Wie Bilder andere Dimensionen des Seins öffnen

"Das Licht der Farbe"

Zum 1000-Jahr-Jubiläum der Kölner Kirche St. Heribert zeigt die Ausstellung "diaphan – das Licht der Farbe" Werke der Künstlerin Hannah A. Hovermann im Zusammenklang mit dem Kirchenraum. Eine große Rolle spielt das Licht.

Ausstellung "diaphan – das Licht der Farbe" / © Holger Buhr (privat)
Ausstellung "diaphan – das Licht der Farbe" / © Holger Buhr ( privat )

DOMRADIO.DE: Was für Werke zeigen Sie?

Hannah A. Hovermann (Künstlerin): Es sind Bilder, es sind Malereien in einer speziellen Technik gemacht, die eigentlich nur Farben sind, beziehungsweise Interaktionen von Farben miteinander und mit dem Licht. 

DOMRADIO.DE: Da sind wir schon beim "diaphan" aus dem Titel der Ausstellung. Was bedeutet das genau?

Hovermann: 'Diaphan' bedeutet so etwas wie 'durchscheinend', aber auch 'durchklingend'. Es geht also um etwas, das nicht auf den ersten Blick zu sehen ist. Es ist nicht transparent, aber es klingt durch. Es impliziert eine Interaktion miteinander.

DOMRADIO.DE: Licht ist ganz schwer zu greifen – wie versuchen Sie, das Licht sichtbar werden lassen?

Hovermann: Farbe entsteht ja immer aus dem Zusammenspiel von Licht mit Materie, wir könnten auch sagen von Immaterialität mit Materialität. Das sieht man zum Beispiel bei Prismen. Wenn einfach weißes Licht irgendwohin fällt, passiert gar nichts; wird es aber gebrochen, durch ein Prisma oder Wasser oder Regentropfen, dann entstehen Farben, dann werden Farben sichtbar. Und dieses Phänomen interessiert mich - also wie die Farbe aus dem Licht entsteht und damit interagiert.

DOMRADIO.DE: Sie haben dafür sogar eine besondere Technik entwickelt, wie Sie Aquarellfarbe zum Leuchten bringen…

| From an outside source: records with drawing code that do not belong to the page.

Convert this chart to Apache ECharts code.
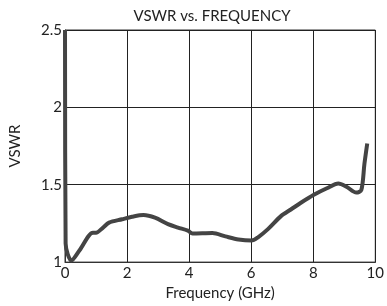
<!DOCTYPE html>
<html>
<head>
<meta charset="utf-8">
<script src="https://cdn.jsdelivr.net/npm/echarts@6/dist/echarts.min.js"></script>
<style>
html,body{margin:0;padding:0;background:#fff;}
#main{width:387px;height:306px;}
</style>
</head>
<body>
<div id="main"></div>
<script>
//数据
var freq = [0, 0.02, 0.21, 0.47, 0.9, 1.0, 1.21, 1.42, 1.84, 2.16, 2.53, 2.9, 3.32, 3.64, 3.96, 4.11, 4.75, 5.17, 5.59, 6.01, 6.22, 6.54, 6.96, 7.28, 7.59, 8.02, 8.44, 8.81, 9.07, 9.39, 9.55, 9.65, 9.74];
var vswr = [2.5, 1.12, 1.01, 1.076, 1.19, 1.19, 1.22, 1.255, 1.277, 1.293, 1.304, 1.287, 1.245, 1.223, 1.203, 1.185, 1.188, 1.166, 1.146, 1.139, 1.16, 1.213, 1.297, 1.34, 1.382, 1.435, 1.477, 1.508, 1.487, 1.449, 1.466, 1.635, 1.766];

var points = [];
for (var i = 0; i < freq.length; i++) {
    points.push([freq[i], vswr[i]]);
}

var myChart = echarts.init(document.getElementById("main"));

var font = "Lato, 'Open Sans', sans-serif";

option = {
    animation : false,

    title : {
        text : "VSWR vs. FREQUENCY",
        left : 207,
        top : 4,
        textAlign : "center",
        textStyle : {color : "#222", fontSize : 15, fontWeight : "normal", fontFamily : font}
    },

    grid : {
        left : 60, right : 11, top : 30, bottom : 39,
        show : true,
        borderColor : "#333",
        borderWidth : 1
    },

    xAxis : {
        type : "value",
        min : 0, max : 10, interval : 2,
        name : "Frequency (GHz)",
        nameLocation : "middle",
        nameGap : 22,
        nameTextStyle : {color : "#222", fontSize : 15, fontFamily : font},
        axisLine : {lineStyle : {color : "#333", width : 1}},
        axisTick : {show : false},
        axisLabel : {color : "#222", fontSize : 15, fontFamily : font, margin : 4},
        splitLine : {lineStyle : {color : "#222", width : 1}}
    },

    yAxis : {
        type : "value",
        min : 1, max : 2.5, interval : 0.5,
        name : "VSWR",
        nameLocation : "middle",
        nameGap : 42,
        nameTextStyle : {color : "#222", fontSize : 15, fontFamily : font},
        axisLine : {show : true, lineStyle : {color : "#333", width : 1}},
        axisTick : {show : false},
        axisLabel : {color : "#222", fontSize : 15, fontFamily : font, margin : 3},
        splitLine : {lineStyle : {color : "#222", width : 1}}
    },

    series : [
        {
            type : "line",
            data : points,
            smooth : 0.3,
            symbol : "none",
            clip : true,
            lineStyle : {color : "#444", width : 4}
        }
    ]
};

myChart.setOption(option);
</script>
</body>
</html>
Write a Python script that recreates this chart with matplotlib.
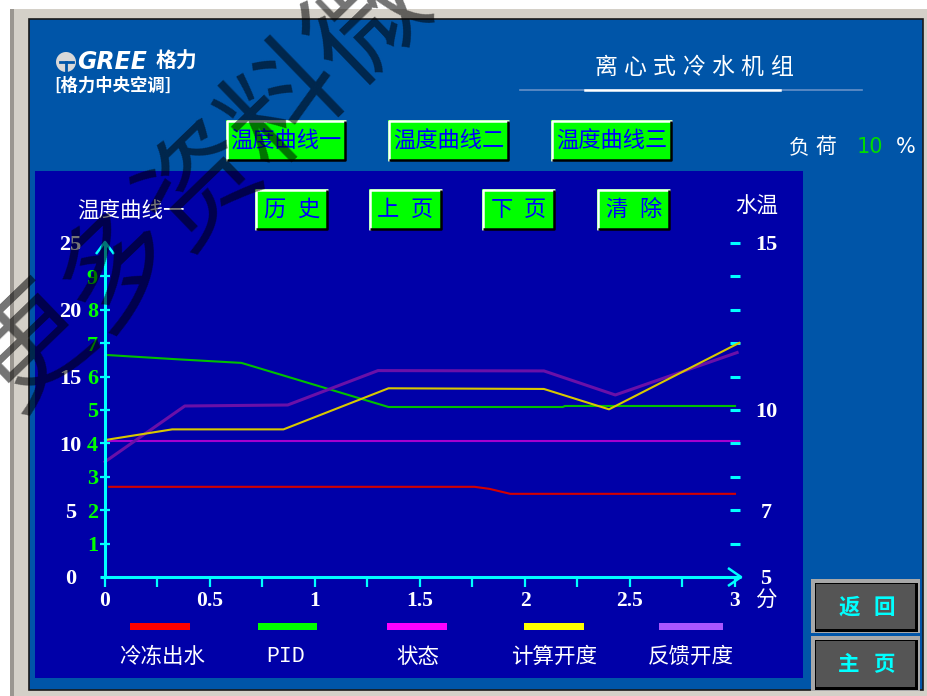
import matplotlib
matplotlib.use('Agg')
import matplotlib.pyplot as plt
from matplotlib.patches import Rectangle, Circle

plt.rcParams['font.family'] = ['Noto Sans CJK SC', 'DejaVu Sans']

# ---------------- data (primary inner scale 0..10) ----------------
red_x = [0.02, 1.76, 1.83, 1.93, 3.0]
red_y = [2.70, 2.70, 2.64, 2.49, 2.49]
pid_x = [0.0, 0.34, 0.65, 1.35, 2.18, 2.19, 3.0]
pid_y = [6.65, 6.52, 6.41, 5.09, 5.09, 5.12, 5.12]
state_x = [0.0, 3.02]
state_y = [4.06, 4.06]
calc_x = [0.0, 0.32, 0.85, 1.35, 2.09, 2.40, 3.02]
calc_y = [4.10, 4.42, 4.42, 5.65, 5.63, 5.02, 7.01]
fb_x = [0.0, 0.38, 0.87, 1.30, 2.09, 2.43, 3.01]
fb_y = [3.45, 5.12, 5.15, 6.18, 6.17, 5.45, 6.72]

series_names = ['冷冻出水', 'PID', '状态', '计算开度', '反馈开度']
line_colors = ['#D40000', '#00C000', '#A400D0', '#D8C800', '#6A10A8']
legend_colors = ['#FF0000', '#00FF00', '#FF00FF', '#FFFF00', '#AA55FF']

x_ticks = [0, 0.25, 0.5, 0.75, 1, 1.25, 1.5, 1.75, 2, 2.25, 2.5, 2.75, 3]
x_labels = ['0', '', '0.5', '', '1', '', '1.5', '', '2', '', '2.5', '', '3']
inner_ticks = [1, 2, 3, 4, 5, 6, 7, 8, 9]
outer_left_ticks = [0, 5, 10, 15, 20, 25]
water_ticks = [5, 6, 7, 8, 9, 10, 11, 12, 13, 14, 15]
water_labels = ['5', '', '7', '', '', '10', '', '', '', '', '15']

top_buttons = ['温度曲线一', '温度曲线二', '温度曲线三']
nav_buttons = [('历', '史'), ('上', '页'), ('下', '页'), ('清', '除')]

W, H = 928, 696
CYAN = '#00FFFF'
SERIF = ['Liberation Serif', 'DejaVu Serif']
CJK = ['Noto Sans CJK SC', 'DejaVu Sans']

fig = plt.figure(figsize=(W / 100, H / 100), dpi=100, facecolor='white')
bg = fig.add_axes([0, 0, 1, 1])
bg.set_xlim(0, W)
bg.set_ylim(H, 0)
bg.axis('off')


def rect(x0, y0, x1, y1, **kw):
    bg.add_patch(Rectangle((x0, y0), x1 - x0, y1 - y0, **kw))


# frame and panels
rect(10, 9, 928, 696, fc='#D4D0C8', ec='none')
rect(10, 9, 14, 696, fc='#9A9690', ec='none')
rect(29, 19, 923, 690, fc='#0055A8', ec='#1A1A1A', lw=1.2)
rect(35, 171, 803, 678, fc='#0000A8', ec='none')

# logo
bg.add_patch(Circle((66, 62), 10, fc='#D8D8D8', ec='none'))
bg.plot([60, 73], [62, 62], color='#0055A8', lw=2)
bg.plot([66, 66], [62, 72], color='#0055A8', lw=2)
bg.text(77, 62, 'GREE', color='white', fontsize=17, fontstyle='italic',
        fontweight='bold', family=['DejaVu Sans'], va='center', ha='left')
bg.text(156, 61, '格力', color='white', fontsize=15, fontweight='bold',
        family=CJK, va='center', ha='left')
bg.text(54, 86, '[格力中央空调]', color='white', fontsize=12.5, fontweight='bold',
        family=CJK, va='center', ha='left')

# title
for i, ch in enumerate('离心式冷水机组'):
    bg.text(606 + 29.2 * i, 67.5, ch, color='white', fontsize=16.5,
            family=CJK, va='center', ha='center')
bg.plot([520, 862], [90, 90], color='#7F9FD0', lw=1.2, alpha=0.8)
bg.plot([585, 780], [90, 90], color='white', lw=1.8)

# load text
bg.text(799, 147, '负', color='white', fontsize=15, family=CJK, va='center', ha='center')
bg.text(826, 147, '荷', color='white', fontsize=15, family=CJK, va='center', ha='center')
bg.text(870, 147, '10', color='#00DD00', fontsize=15, family=['DejaVu Sans'],
        va='center', ha='center')
bg.text(906, 147, '%', color='white', fontsize=15, family=['DejaVu Sans'],
        va='center', ha='center')


def green_button(x0, y0, x1, y1):
    rect(x0, y0, x1, y1, fc='#00FF00', ec='none')
    bg.plot([x0 + 1, x0 + 1, x1], [y1, y0 + 1, y0 + 1], color='white', lw=1.8,
            solid_capstyle='butt')
    bg.plot([x0 + 1, x1 - 1, x1 - 1], [y1 - 1, y1 - 1, y0 + 1], color='black', lw=1.8,
            solid_capstyle='butt')


top_boxes = [(226, 120, 346, 161), (388, 120, 509, 161), (551, 120, 672, 161)]
for (x0, y0, x1, y1), lab in zip(top_boxes, top_buttons):
    green_button(x0, y0, x1, y1)
    bg.text((x0 + x1) / 2, (y0 + y1) / 2 + 1, lab, color='#0000FF', fontsize=16,
            family=CJK, va='center', ha='center')

nav_boxes = [(255, 189, 328, 230), (369, 189, 442, 230), (482, 189, 555, 230),
             (597, 189, 670, 230)]
for (x0, y0, x1, y1), (c1, c2) in zip(nav_boxes, nav_buttons):
    green_button(x0, y0, x1, y1)
    cx, cy = (x0 + x1) / 2, (y0 + y1) / 2
    bg.text(cx - 17, cy, c1, color='#0000FF', fontsize=16, family=CJK,
            va='center', ha='center')
    bg.text(cx + 17, cy, c2, color='#0000FF', fontsize=16, family=CJK,
            va='center', ha='center')

# right grey buttons
for (y0, y1, c1, c2) in [(579, 633, '返', '回'), (636, 691, '主', '页')]:
    rect(811, y0, 920, y1, fc='#A8A8A8', ec='none')
    rect(815, y0 + 4, 918, y1 - 1, fc='#000000', ec='none')
    rect(816, y0 + 5, 915, y1 - 4, fc='#555555', ec='none')
    cy = (y0 + y1) / 2 + 1
    bg.text(849, cy, c1, color=CYAN, fontsize=15.5, fontweight='bold', family=CJK,
            va='center', ha='center')
    bg.text(884, cy, c2, color=CYAN, fontsize=15.5, fontweight='bold', family=CJK,
            va='center', ha='center')

# axis titles
bg.text(131, 211, '温度曲线一', color='white', fontsize=15.5, family=CJK,
        va='center', ha='center')
bg.text(757, 207, '水温', color='white', fontsize=15.5, family=CJK,
        va='center', ha='center')
bg.text(766, 601, '分', color='white', fontsize=15.5, family=CJK,
        va='center', ha='center')

# legend
bar_spans = [(130, 190), (258, 317), (387, 447), (524, 584), (659, 723)]
label_cx = [162, 286, 418, 554, 691]
for (x0, x1), col, name, cx in zip(bar_spans, legend_colors, series_names, label_cx):
    rect(x0, 623, x1, 629.5, fc=col, ec='none')
    fam = ['Liberation Mono', 'DejaVu Sans Mono'] if name == 'PID' else CJK
    bg.text(cx, 657, name, color='white', fontsize=15.5, family=fam,
            va='center', ha='center')

# ---------------- plot axes ----------------
ax = fig.add_axes([105 / W, 1 - 577 / H, 630 / W, 334 / H])
ax.set_xlim(0, 3)
ax.set_ylim(0, 10)
ax.patch.set_alpha(0)
for s in ax.spines.values():
    s.set_visible(False)

ax.plot(red_x, red_y, color=line_colors[0], lw=1.5, clip_on=False, zorder=2)
ax.plot(pid_x, pid_y, color=line_colors[1], lw=1.5, clip_on=False, zorder=2)
ax.plot(state_x, state_y, color=line_colors[2], lw=1.5, clip_on=False, zorder=2)
ax.plot(fb_x, fb_y, color=line_colors[4], lw=2.2, clip_on=False, zorder=2)
ax.plot(calc_x, calc_y, color=line_colors[3], lw=1.5, clip_on=False, zorder=2.1)


def pa(px, py):
    return (px - 105) / 630, (577 - py) / 334


def axline(pts, **kw):
    xs, ys = zip(*[pa(p, q) for p, q in pts])
    ax.plot(xs, ys, transform=ax.transAxes, clip_on=False, color=CYAN,
            solid_capstyle='butt', zorder=3, **kw)


axline([(105, 578), (105, 242)], lw=2.2)
axline([(96, 254), (105, 242), (114, 254)], lw=1.8)
axline([(100, 577), (741, 577)], lw=2.2)
axline([(728, 568), (741, 577), (728, 586)], lw=1.8)

ax.set_xticks(x_ticks)
ax.set_xticklabels(x_labels, fontfamily=SERIF, fontweight='bold')
ax.tick_params(axis='x', direction='out', length=7, width=1.6, color=CYAN,
               labelcolor='white', labelsize=15.5, pad=3.0)

ax.set_yticks(inner_ticks)
ax.set_yticklabels([str(v) for v in inner_ticks], fontfamily=SERIF, fontweight='bold')
ax.tick_params(axis='y', direction='inout', length=6.5, width=1.6, color=CYAN,
               labelcolor='#00FF00', labelsize=16, pad=1.8)

sec = ax.secondary_yaxis('left', functions=(lambda v: v * 2.5, lambda v: v / 2.5))
sec.set_yticks(outer_left_ticks)
sec.set_yticklabels([str(v) for v in outer_left_ticks], fontfamily=SERIF,
                    fontweight='bold')
sec.tick_params(length=0, pad=24.8, labelsize=16, labelcolor='white')
sec.spines['left'].set_visible(False)
for lab in sec.get_yticklabels():
    lab.set_ha('center')

rs = ax.secondary_yaxis('right', functions=(lambda v: v + 5, lambda v: v - 5))
rs.set_yticks(water_ticks)
rs.set_yticklabels(water_labels, fontfamily=SERIF, fontweight='bold')
rs.tick_params(direction='inout', length=6.5, width=2.2, color=CYAN, pad=19,
               labelsize=16, labelcolor='white')
rs.spines['right'].set_visible(False)
for lab in rs.get_yticklabels():
    lab.set_ha('center')

# watermark (rotated, semi-transparent, runs off the image edges like the reference)
wm_chars = '更多资料微'
step_x, step_y = 84.0, -81.0
for i, ch in enumerate(wm_chars):
    cx = 202 + (i - 2) * step_x
    cy = 187 + (i - 2) * step_y
    fig.text(cx / W, 1 - cy / H, ch, rotation=44, fontsize=84, color='black',
             alpha=0.55, ha='center', va='center', rotation_mode='anchor', family=CJK)

fig.savefig('out.png', dpi=100, facecolor='white')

Hovermann: Genau, ich arbeite mit Aquarellfarbe. Unter Aquarellen stellen wir uns normalerweise ganz zarte Bilder vor, das sind meine eher nicht. Ich habe für mich die Technik gefunden, ungezählt viele Schichten hauchfeiner Aquarellschichten übereinander zu legen. Das nennt man Lasieren. Dadurch entsteht der Effekt, dass das Licht in der Tiefe gebrochen wird. So werden die Farben ganz subtil und leuchten sehr intensiv, obwohl das Ganze mit Aquarellfarben gearbeitet ist. Seit einiger Zeit mache ich es so, dass ich diese dünnen Schichten, die ich mit der Aquarellfarbe übereinanderlege, nicht mehr mit dem Pinsel auftrage, sondern mit einem Sprühverfahren, weil es dadurch dem Immateriellen noch näherkommt. Ich bringe durch das Sprühen sozusagen die Luft hinein. Dadurch werden die Übergänge auch in den weißen Malraum hinein – die Bilder haben immer einen weißen Malgrund - noch ungreifbarer und noch diffuser. Dieses Ungreifbare ist mir wichtig.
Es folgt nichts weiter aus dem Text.